The Year of the Selfie

Drum roll! What is Oxford Dictionary’s word of the year for 2013?? SELFIE! The term describes photos that people take of themselves to post on social media sites or similar platforms. The use of the word has gone up a staggering 17,000% in the past year.

Not only have we had expected celebrity selfies from the likes of Beyonce, Justin Bieber, and Kim Kardashian but, also we had an ill-advised political selfie of President Obama with the PM’s from Great Britain and Denmark that made big news. papal_selfieAnd our first Papal selfie.

People have been photographing themselves since 1893 when Robert Cornelius took the first self-portrait. Do you remember how fun it was to crowd with friends into those photo booths at carnivals and five and dimes that delivered a strip of four consecutive shots? Smart phones with front-facing cameras, Facebook, Instagram, Snapchat, and Vine, like so much technology, has made photographing oneself incredibly easy and one more example in the rise of self-publishing of all kinds of information and images.

James Franco wrote recently in the New York Times that selfies are about getting attention and, “…hell, it’s what everyone wants: attention. Attention is power.”

Clearly, if selfies weren’t somehow a meaningful event, people wouldn’t care so much?

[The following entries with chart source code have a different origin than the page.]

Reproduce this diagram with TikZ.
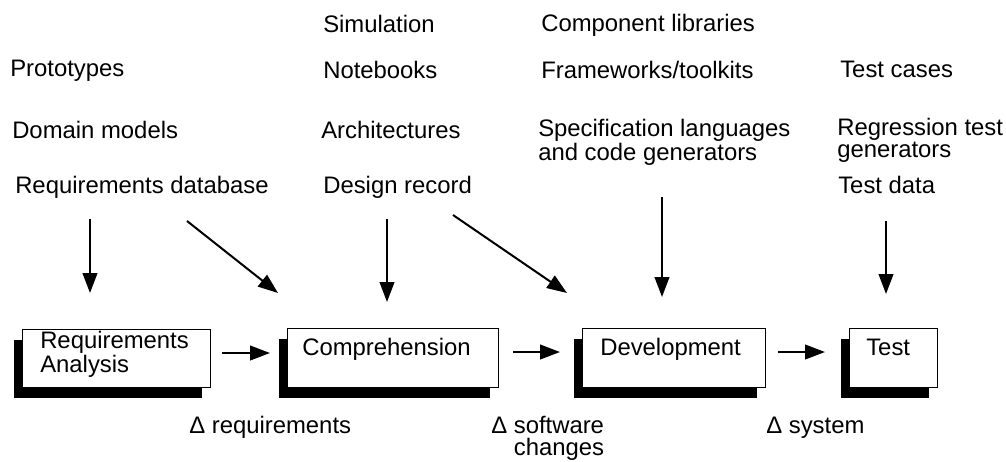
\documentclass[tikz,border=0pt]{standalone}
\usepackage{fontspec}
\setmainfont{Liberation Sans}
\usetikzlibrary{arrows.meta,shadows}
\begin{document}
\begin{tikzpicture}[x=0.75pt,y=-0.75pt,
  lbl/.style={anchor=base west, inner sep=0pt, align=left, font=\fontsize{17.9}{16.5}\selectfont},
  stage/.style={draw=black, line width=1.1pt, fill=white, anchor=north west, inner sep=0pt,
     drop shadow={shadow xshift=-6.75pt, shadow yshift=-7.5pt, fill=black, opacity=1}},
  flow/.style={line width=1.5pt, -{Triangle[length=15pt,width=11pt]}}]
\useasboundingbox (0,0) rectangle (1006,461);

% stage boxes
\node[stage, minimum width=141pt, minimum height=43.5pt] (ra) at (22,329) {};
\node[stage, minimum width=158.25pt, minimum height=44.25pt] (comp) at (287,328) {};
\node[stage, minimum width=137.25pt, minimum height=44.25pt] (dev) at (582,328) {};
\node[stage, minimum width=66pt, minimum height=44.25pt] (test) at (849,328) {};

% box texts (multi-line nodes: base = last line)
\node[lbl] (raT) at (40,372) {Requirements\\Analysis};
\node[lbl] (compT) at (302,355) {Comprehension};
\node[lbl] (devT) at (600,355) {Development};
\node[lbl] (testT) at (866,355) {Test};

% top labels
\node[lbl] (proto) at (10,76) {Prototypes};
\node[lbl] (domain) at (12,138) {Domain models};
\node[lbl] (reqdb) at (15,193) {Requirements database};
\node[lbl] (sim) at (323,32) {Simulation};
\node[lbl] (note) at (323,78) {Notebooks};
\node[lbl] (arch) at (321,138) {Architectures};
\node[lbl] (design) at (323,193) {Design record};
\node[lbl] (comlib) at (541,31) {Component libraries};
\node[lbl] (frame) at (541,78) {Frameworks/toolkits};
\node[lbl] (spec) at (538,160) {Specification languages\\and code generators};
\node[lbl] (tcases) at (840,77) {Test cases};
\node[lbl] (regr) at (837,157) {Regression test\\generators};
\node[lbl] (tdata) at (838,193) {Test data};

% bottom labels
\node[lbl] (dreq) at (189,433) {Δ requirements};
\node[lbl] (dsoft) at (491,455) {Δ software\\\phantom{Δ }changes};
\node[lbl] (dsys) at (766,433) {Δ system};

% arrow end points
\coordinate (a1s) at (90,219);  \coordinate (a1e) at (90,293);
\coordinate (a2s) at (187,221); \coordinate (a2e) at (278,293);
\coordinate (a3s) at (387,219); \coordinate (a3e) at (387,302);
\coordinate (a4s) at (453,215); \coordinate (a4e) at (567,293);
\coordinate (a5s) at (662,197); \coordinate (a5e) at (662,297);
\coordinate (a6s) at (886,221); \coordinate (a6e) at (886,294);
\coordinate (h1s) at (222,353); \coordinate (h1e) at (270,353);
\coordinate (h2s) at (513,352); \coordinate (h2e) at (560,352);
\coordinate (h3s) at (778,352); \coordinate (h3e) at (825,352);

\draw[flow] (a1s) -- (a1e);
\draw[flow] (a2s) -- (a2e);
\draw[flow] (a3s) -- (a3e);
\draw[flow] (a4s) -- (a4e);
\draw[flow] (a5s) -- (a5e);
\draw[flow] (a6s) -- (a6e);
\draw[flow] (h1s) -- (h1e);
\draw[flow] (h2s) -- (h2e);
\draw[flow] (h3s) -- (h3e);
\end{tikzpicture}
\end{document}
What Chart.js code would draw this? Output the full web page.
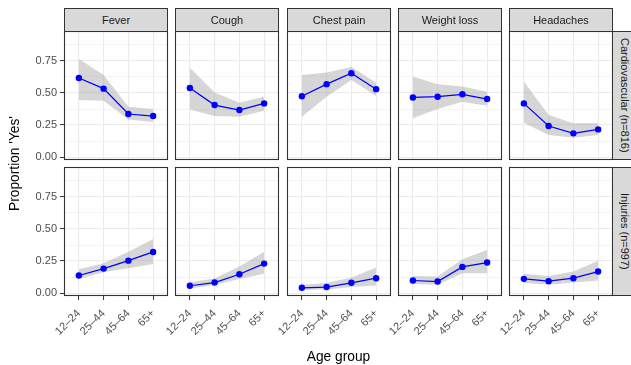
<!DOCTYPE html>
<html>
<head>
<meta charset="utf-8">
<script src="https://cdn.jsdelivr.net/npm/chart.js@4.4.1/dist/chart.umd.min.js"></script>
<style>
  html, body { margin: 0; padding: 0; background: #ffffff; }
  #wrap { position: relative; width: 631px; height: 365px; overflow: hidden;
          font-family: 'Liberation Sans', Arial, sans-serif; }
  #wrap canvas { position: absolute; left: 0; top: 0; }
  .strip { position: absolute; box-sizing: border-box; background: #D9D9D9;
           border: 1px solid #333333; color: #1A1A1A; font-size: 11px; line-height: 13px;
           display: flex; align-items: center; justify-content: center; white-space: nowrap; }
  .strip.side span { writing-mode: vertical-rl; white-space: nowrap; }
  .axis-title { position: absolute; color: #000000; font-size: 13.75px; line-height: 16px;
                display: flex; align-items: center; justify-content: center; white-space: nowrap; }
  .axis-title.vertical span { writing-mode: vertical-rl; transform: rotate(180deg); }
</style>
</head>
<body>
<div id="wrap"></div>
<script>
// Categories and facet labels
const ageGroups = ['12–24', '25–44', '45–64', '65+'];
const symptoms = ['Fever', 'Cough', 'Chest pain', 'Weight loss', 'Headaches'];
const groups = ['Cardiovascular (n=816)', 'Injuries (n=997)'];
const xTitle = 'Age group';
const yTitle = "Proportion 'Yes'";

// Y axis: labelled (major) ticks and minor grid positions
const yMajorTicks = [0, 0.25, 0.5, 0.75];
const yMinorTicks = [0.125, 0.375, 0.625, 0.875];

// Proportion answering 'Yes', one row per symptom, one value per age group
const cardioEst = [
  [0.617, 0.534, 0.336, 0.320],
  [0.539, 0.406, 0.367, 0.419],
  [0.475, 0.569, 0.654, 0.530],
  [0.465, 0.471, 0.490, 0.453],
  [0.419, 0.242, 0.185, 0.216]
];
const cardioLow = [
  [0.445, 0.440, 0.294, 0.273],
  [0.372, 0.320, 0.315, 0.362],
  [0.315, 0.471, 0.602, 0.477],
  [0.302, 0.375, 0.432, 0.401],
  [0.268, 0.172, 0.151, 0.172]
];
const cardioHigh = [
  [0.766, 0.641, 0.393, 0.375],
  [0.698, 0.503, 0.424, 0.471],
  [0.641, 0.661, 0.703, 0.580],
  [0.628, 0.568, 0.550, 0.510],
  [0.589, 0.328, 0.263, 0.263]
];

const injuryEst = [
  [0.137, 0.191, 0.253, 0.321],
  [0.057, 0.082, 0.147, 0.230],
  [0.041, 0.047, 0.080, 0.116],
  [0.098, 0.090, 0.204, 0.238],
  [0.111, 0.093, 0.116, 0.168]
];
const injuryLow = [
  [0.111, 0.163, 0.194, 0.227],
  [0.036, 0.062, 0.109, 0.150],
  [0.026, 0.028, 0.047, 0.059],
  [0.070, 0.064, 0.155, 0.155],
  [0.078, 0.064, 0.082, 0.098]
];
const injuryHigh = [
  [0.186, 0.233, 0.323, 0.421],
  [0.085, 0.113, 0.207, 0.323],
  [0.064, 0.078, 0.121, 0.199],
  [0.134, 0.129, 0.264, 0.336],
  [0.150, 0.134, 0.168, 0.253]
];

// Panel layout (pixels)
const W = 631, H = 365;
const PANEL_LEFT = [64, 175, 287, 398, 509];
const PANEL_W = 104, PANEL_H = 129;
const ROW_TOP = [31, 167];
const STRIP = 23;
const Y_AXIS_W = 64, X_AXIS_H = 54;
const FONT = "'Liberation Sans', Arial, sans-serif";

const wrap = document.getElementById('wrap');

// Panel outline drawn over each plotting area
const panelBorder = {
  id: 'panelBorder',
  afterDraw(chart) {
    const a = chart.chartArea, ctx = chart.ctx;
    ctx.save();
    ctx.strokeStyle = '#333333';
    ctx.lineWidth = 1.1;
    ctx.strokeRect(a.left + 0.5, a.top + 0.5, a.right - a.left - 1, a.bottom - a.top - 1);
    ctx.restore();
  }
};

const toPoints = arr => arr.map((v, i) => ({ x: i, y: v }));
const yTickValues = [...yMajorTicks, ...yMinorTicks].sort((a, b) => a - b);
const isMajor = v => yMajorTicks.some(t => Math.abs(t - v) < 1e-9);

function panel(row, col, est, low, high) {
  const canvas = document.createElement('canvas');
  canvas.width = W; canvas.height = H;
  wrap.appendChild(canvas);

  const leftCol = col === 0, bottomRow = row === 1;
  const yw = leftCol ? Y_AXIS_W : 0;
  const xh = bottomRow ? X_AXIS_H : 0;
  const L = PANEL_LEFT[col], T = ROW_TOP[row];

  new Chart(canvas, {
    type: 'line',
    data: {
      datasets: [
        { data: toPoints(est), borderColor: '#0000FF', borderWidth: 1.25,
          pointRadius: 3.2, pointBorderWidth: 0, pointBackgroundColor: '#0000FF',
          pointBorderColor: '#0000FF', fill: false, tension: 0, order: 0 },
        { data: toPoints(low), borderColor: 'rgba(0,0,0,0)', borderWidth: 0,
          pointRadius: 0, fill: false, order: 1 },
        { data: toPoints(high), borderColor: 'rgba(0,0,0,0)', borderWidth: 0,
          pointRadius: 0, fill: '-1', backgroundColor: 'rgba(153,153,153,0.4)', order: 2 }
      ]
    },
    options: {
      responsive: false,
      animation: false,
      events: [],
      layout: { padding: { left: L - yw, top: T, right: W - (L + PANEL_W), bottom: H - (T + PANEL_H) - xh } },
      plugins: { legend: { display: false }, tooltip: { enabled: false }, title: { display: false } },
      scales: {
        x: {
          type: 'linear', min: -0.6, max: 3.6,
          afterBuildTicks: s => { s.ticks = ageGroups.map((_, i) => ({ value: i })); },
          afterFit: s => { s.height = xh; s.paddingLeft = s.paddingRight = s.paddingTop = s.paddingBottom = 0; },
          border: { display: false },
          grid: { color: '#EBEBEB', lineWidth: 1.1, drawTicks: bottomRow, tickLength: 4,
                  tickColor: '#333333', tickWidth: 1 },
          ticks: { display: bottomRow, autoSkip: false, minRotation: 45, maxRotation: 45,
                   padding: 7, color: '#4D4D4D', font: { family: FONT, size: 11 },
                   callback: v => ageGroups[v] }
        },
        y: {
          type: 'linear', min: -0.023, max: 0.984,
          afterBuildTicks: s => { s.ticks = yTickValues.map(v => ({ value: v })); },
          afterFit: s => { s.width = yw; s.paddingLeft = s.paddingRight = s.paddingTop = s.paddingBottom = 0; },
          border: { display: false },
          grid: { color: '#EBEBEB',
                  lineWidth: ctx => (ctx.tick && isMajor(ctx.tick.value)) ? 1.1 : 0.55,
                  drawTicks: leftCol, tickLength: 4, tickWidth: 1,
                  tickColor: ctx => (ctx.tick && isMajor(ctx.tick.value)) ? '#333333' : 'rgba(0,0,0,0)' },
          ticks: { display: leftCol, autoSkip: false, padding: 3, color: '#4D4D4D',
                   font: { family: FONT, size: 11 },
                   callback: v => isMajor(v) ? v.toFixed(2) : '' }
        }
      }
    },
    plugins: [panelBorder]
  });
}

const rows = [
  [cardioEst, cardioLow, cardioHigh],
  [injuryEst, injuryLow, injuryHigh]
];
rows.forEach(([est, low, high], r) => {
  symptoms.forEach((_, c) => panel(r, c, est[c], low[c], high[c]));
});

// Facet strips
symptoms.forEach((name, c) => {
  const d = document.createElement('div');
  d.className = 'strip';
  d.style.left = PANEL_LEFT[c] + 'px';
  d.style.top = (ROW_TOP[0] - STRIP) + 'px';
  d.style.width = PANEL_W + 'px';
  d.style.height = (STRIP + 1) + 'px';
  d.textContent = name;
  wrap.appendChild(d);
});
groups.forEach((name, r) => {
  const d = document.createElement('div');
  d.className = 'strip side';
  d.style.left = (PANEL_LEFT[4] + PANEL_W - 1) + 'px';
  d.style.top = ROW_TOP[r] + 'px';
  d.style.width = (STRIP + 1) + 'px';
  d.style.height = PANEL_H + 'px';
  const s = document.createElement('span');
  s.textContent = name;
  d.appendChild(s);
  wrap.appendChild(d);
});

// Axis titles
const xt = document.createElement('div');
xt.className = 'axis-title';
xt.textContent = xTitle;
xt.style.left = PANEL_LEFT[0] + 'px';
xt.style.width = (PANEL_LEFT[4] + PANEL_W - PANEL_LEFT[0]) + 'px';
xt.style.top = '349px';
xt.style.height = '16px';
wrap.appendChild(xt);

const yt = document.createElement('div');
yt.className = 'axis-title vertical';
yt.style.left = '7px';
yt.style.width = '16px';
yt.style.top = ROW_TOP[0] + 'px';
yt.style.height = (ROW_TOP[1] + PANEL_H - ROW_TOP[0]) + 'px';
const ys = document.createElement('span');
ys.textContent = yTitle;
yt.appendChild(ys);
wrap.appendChild(yt);
</script>
</body>
</html>
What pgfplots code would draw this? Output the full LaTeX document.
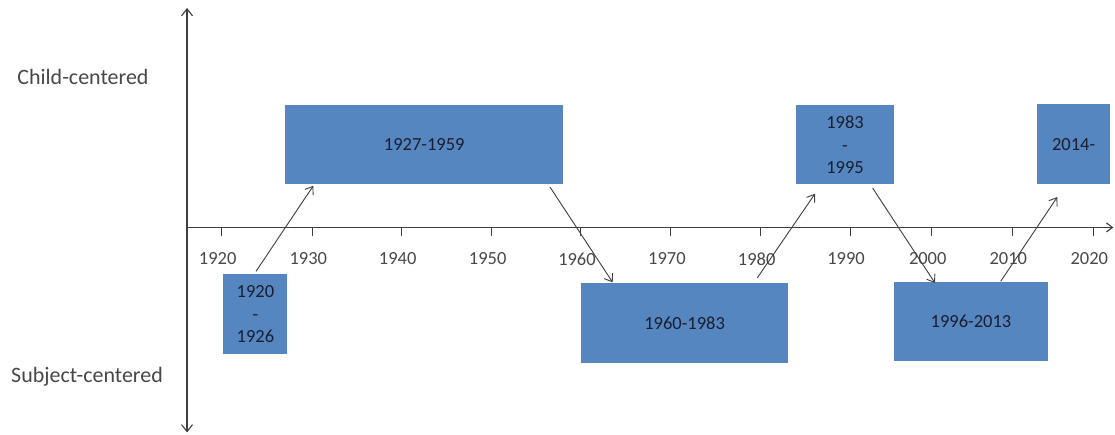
\documentclass[border=0pt]{standalone}
\usepackage{pgfplots}
\pgfplotsset{compat=1.18}
\usepackage{fontspec}
\setmainfont{Carlito}
\usetikzlibrary{arrows.meta}

\definecolor{boxblue}{RGB}{85,134,192}
\definecolor{boxtext}{RGB}{25,30,48}
\definecolor{axisgray}{RGB}{62,62,62}
\definecolor{labelgray}{RGB}{72,72,72}

\begin{document}
\begin{tikzpicture}
\begin{axis}[
    scale only axis,
    width=927.4pt, height=425pt,
    xmin=1916.14, xmax=2019.3,
    ymin=-205.3, ymax=219.7,
    axis x line=middle,
    axis y line=left,
    x axis line style={-{Straight Barb[length=6pt,width=9pt]}},
    y axis line style={{Straight Barb[length=7pt,width=11pt]}-{Straight Barb[length=7pt,width=11pt]}},
    axis line style={axisgray, line width=1.1pt},
    xtick={1920,1930.09,1940.04,1950.07,1960.01,1970.03,1980.02,1989.97,1999.07,2008.04,2017.06},
    xticklabels={1920,1930,1940,1950,1960,1970,1980,1990,2000,2010,2020},
    ytick=\empty,
    tick align=outside,
    major tick length=9pt,
    x tick style={axisgray, line width=1pt},
    xticklabel style={font=\fontsize{18.5}{20}\selectfont, text=labelgray, xshift=-4pt, yshift=-13pt},
    clip=false,
]

% periods (boxes)
\addplot[fill=boxblue, draw=none] coordinates {(1920.18,-47) (1927.31,-47) (1927.31,-127) (1920.18,-127)} -- cycle;
\addplot[fill=boxblue, draw=none] coordinates {(1927.05,43) (1958.04,43) (1958.04,123) (1927.05,123)} -- cycle;
\addplot[fill=boxblue, draw=none] coordinates {(1960.01,-55.6) (1983.10,-55.6) (1983.10,-135.6) (1960.01,-135.6)} -- cycle;
\addplot[fill=boxblue, draw=none] coordinates {(1983.94,43) (1994.90,43) (1994.90,123) (1983.94,123)} -- cycle;
\addplot[fill=boxblue, draw=none] coordinates {(1994.90,-55) (2011.98,-55) (2011.98,-134) (1994.90,-134)} -- cycle;
\addplot[fill=boxblue, draw=none] coordinates {(2010.82,43.4) (2018.92,43.4) (2018.92,123.4) (2010.82,123.4)} -- cycle;

% transitions
\addplot[axisgray, line width=0.9pt, -{Straight Barb[length=7pt,width=10pt]}] coordinates {(1923.82,-44) (1930.20,41.7)};
\addplot[axisgray, line width=0.9pt, -{Straight Barb[length=7pt,width=10pt]}] coordinates {(1956.56,40.4) (1963.54,-55)};
\addplot[axisgray, line width=0.9pt, -{Straight Barb[length=7pt,width=10pt]}] coordinates {(1979.64,-50.6) (1986.07,33.7)};
\addplot[axisgray, line width=0.9pt, -{Straight Barb[length=7pt,width=10pt]}] coordinates {(1992.49,39.4) (1999.43,-55.6)};
\addplot[axisgray, line width=0.9pt, -{Straight Barb[length=7pt,width=10pt]}] coordinates {(2006.75,-54) (2013.05,30.4)};

% box labels
\begin{scope}[every node/.style={font=\fontsize{18.5}{22.5}\selectfont, text=boxtext, align=center}]
\node at (axis cs:1923.75,-87) {1920\\-\\1926};
\node at (axis cs:1942.55,82.7) {1927-1959};
\node at (axis cs:1971.55,-95.6) {1960-1983};
\node at (axis cs:1989.42,82.7) {1983\\-\\1995};
\node at (axis cs:2003.44,-94.5) {1996-2013};
\node at (axis cs:2014.87,83.4) {2014-};
\end{scope}

% side labels
\node[font=\fontsize{22}{24}\selectfont, text=labelgray] at (axis cs:1904.55,150.7) {Child-centered};
\node[font=\fontsize{22}{24}\selectfont, text=labelgray] at (axis cs:1905.0,-149.3) {Subject-centered};

\path (axis cs:1895.31,227.7) rectangle (axis cs:2019.48,-207.3);
\end{axis}
\end{tikzpicture}
\end{document}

So what do you think about selfies? Are they narcissistic or empowering? Self-indulgent or self-revealing? Are they intimate offerings taken to share the immediate and impermanent moment or expressions of low-self esteem and loneliness?

Are they just safe, controlled, forms of experimenting with identity or proof that our sense of self has become desperately based on other’s approval, physical appearances, and with whom we are hanging?

Maybe we just don’t know how to think about selfies yet. We know how to make sense of people who are famous or being paid to pose but not of this explosion and democratization of self-presentation. And while there are bad examples of the use of selfies, perhaps we are just in the early phase of this new capacity and so we have a phenomenon that will normalize like so many other trends.? And 2013 – the year of the selfie – will become a footnote as selfies stop being cool.

What does seem true is that our digital lives have morphed into mirrors and our identities increasingly formed from what we are doing right now. Is this what wisdom traditions teach as the Power of Now or is it the beginning of selfieism? Something to watch for in 2014.